For those of you using independent landlords, with whom you’ve enjoyed a good business relationship, there’s at least a chance of fast movement.

Deposits taken from tenants at any time before 6 April 2007

There are two letters in Appendix 4 that you could find helpful if you are experiencing any difficulty in obtaining a deposit refund (under the old system, which will still affect tenants for quite some time yet). The first is a polite letter to be copied out and posted ten days after you vacate, if you are still waiting. Enclose photocopies of any receipts etc. The second is a much stronger letter to be posted within seven days of the first, if you are still waiting. Once it ever becomes necessary to start writing for your deposit, you have reached the stage when you must register all letters so that you can prove that you have written.

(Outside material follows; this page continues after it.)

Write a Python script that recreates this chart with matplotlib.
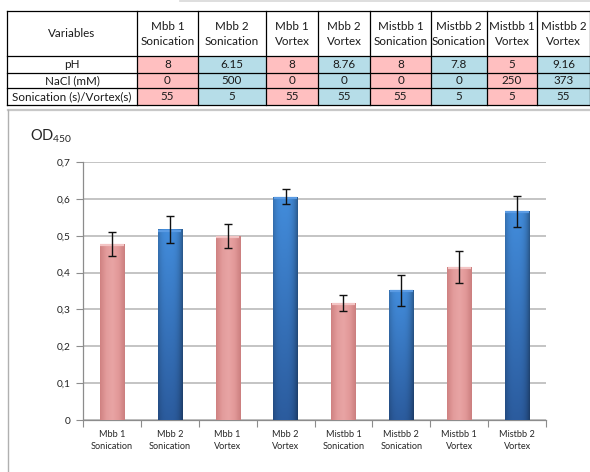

If your money still doesn’t arrive

Tenants who have returned the property they have been renting in good condition, and have proof that no outstanding bills remain unsettled, should have absolutely no hesitation in both threatening and then taking action for its recovery in the Small Claims Court (see letter in Appendix 4). These are inexpensive and effective. In most cases simply sounding well informed, and writing a letter that sounds competent, will be sufficient to concentrate the mind of whoever it is who is being slow. Your Citizens’ Advice Bureau will write letters on your behalf, as will local law centres. If you have also made your own accurate provisions for proof (photos and witnesses), as suggested earlier, you will be even better protected.